3-2. « Biotope » sémantique comme quatrième dimension de la valence

La mise en confrontation des deux modes d’organisations des figures du monde, prototypique et de ressemblance de famille, nous conduit, d’un point de vue socio-sémiotique, à une conceptualisation topologique du champ sémantique telle que la signification d’une quelconque unité linguistique devra être intégrée dans le cadre des programmes d’actions qu’on accomplit au cours d’une interaction. Du coup, on sera en présence de la problématique des genres de discours liée à la spécificité des sphères d’activités socio-culturelles d’une communauté linguistique. En définissant le paradigme sémantique comme un espace homotope, nous faisons allusion, dans une perspective interprétative, au mécanisme d’afférence qui se met en place dans la construction de divers rapports, soit référentiel, soit herméneutique : en actualisant des sèmes afférents, le sens en contexte renvoie, au palier référentiel du texte, au domaine de pratiques sociales correspondant. Le mécanisme d’afférence sert aussi à rendre compte de rapports herméneutiques qui s’établissent entre le local et le global textuels.
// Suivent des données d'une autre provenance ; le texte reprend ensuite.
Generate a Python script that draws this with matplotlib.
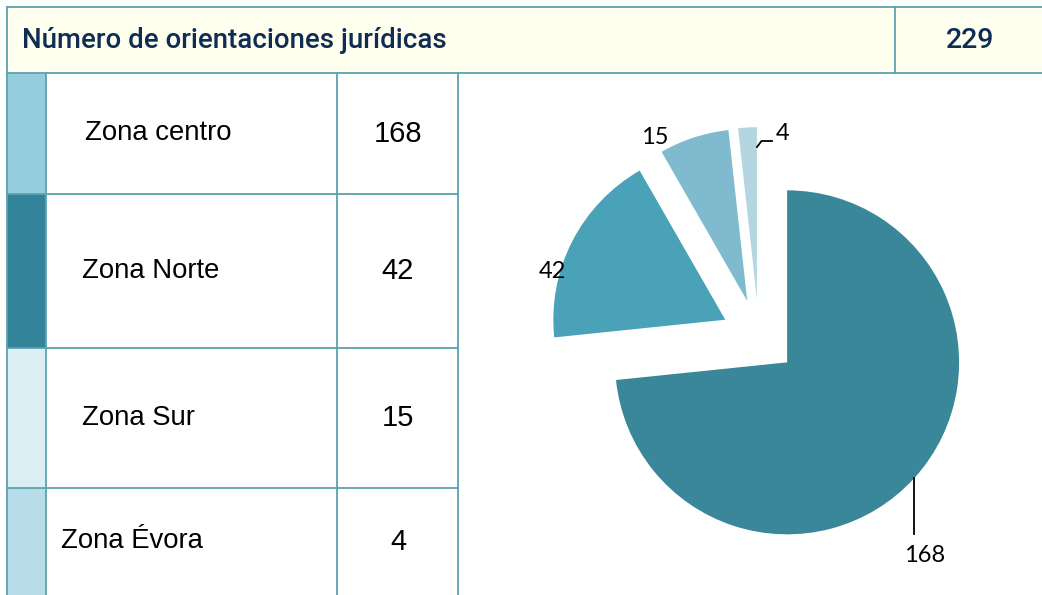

Les parties constitutives de l’ensemble textuel se relient dans des proportions qui restent à déterminer sous le même contrôle catastrophique ou hypoiconique (Peirce). Le centre d’organisation en procède à la sélection de traits pertinents à une couche de saisie du sens dans laquelle les parties qui le composent se disposent sur le mode de ressemblance de famille. La structure homologique qui en dérive est donc caractéristique de la manière dont le sujet de praxis énonciative incarne l’instance de sélection en organisant en discours les virtualités sémantiques des figures du monde convoquées sur fond d’un espace de référence. En ce sens, le contexte de l’ensemble signifiant renvoie pour nous à un niveau d’opérativité qui n’a pas à faire tant avec la situation de communication. Il est avant tout d’ordre de la multimodalité perceptivo-sémiotique. 1 La dimension hypoiconique d’un texte représentera donc le mode d’organisation du type de ressemblance de famille dans la mesure où elle préside en homologation (ou rapport semi-symbolique) entre les éléments invariants relevant de différents systèmes du même ensemble signifiant. Elle fait appel donc à de diverses modalités perceptives, d’une part et de l’autre, au domaine d’activités humaines correspondant, y compris les compétences interprétatives 2 requises des sujets qui y participent.

A la base de ce qui vient d’être dit et dans le même ordre d’idées qui nous retient dans ce chapitre, il sera tentant de considérer le phénomène de co-extensité des traits inter-catégoriels qui régissent l’organisation multimodale de l’ensemble signifiant comme constituant la quatrième dimension de la notion de valence. Comme on l’a vu, elle n’est pas prise en considération par les auteurs de la sémiotique tensive. Envisagée de la sorte, la valence se rapproche de la notion écologique de biotope. 3 En sémiotique des cultures, on retrouve la même famille conceptuelle chez J. Lotman qui élabore sa propre théorie des cultures à partir du concept de sémiosphère basé sur la présomption sémiotique d’un espace culturel. En la reformulant ainsi pour notre propos, nous dirons que la valence est de nature à montrer comment se forme l’espace homotope 1 d’une culture donnée, dans les limites duquel sont appelés à colocaliser un certain nombre de systèmes de signes multimodaux.

Notes
1.

Pour le modèle du signe multimodal, on se réfère à des auteurs comme F. Rastier (1991), P. Vaillant (1999).

2.

Concernant la formalisation des données contextuelles qui font partie de la compétence interprétative du lecteur, U. Eco (1985, 1988) donne une bonne présentation qu’il en fait à partir de deux modèles de rationalité, dictionnaire et encyclopédique.

3.

C’est Jean-Louis Calvet qui donne la définition de valence en écologie :

« On parle en écologie de « valence d’une espèce », c’est-à-dire de sa capacité à peupler un nombre plus ou moins grand de lieux, cette valence pouvant être basse ou élevée et variant sous l’effet de « facteurs limitants ». » (Pour une écologie des langues du monde, J. L Calvet, Librairie Plon, 1999, p. 35.)
1.

On laissera entendre que le concept d’espace homotope ne sera pas incompatible avec celui de chronotope que Bakthine a déjà proposé dans le cadre de sa sociologie poétique.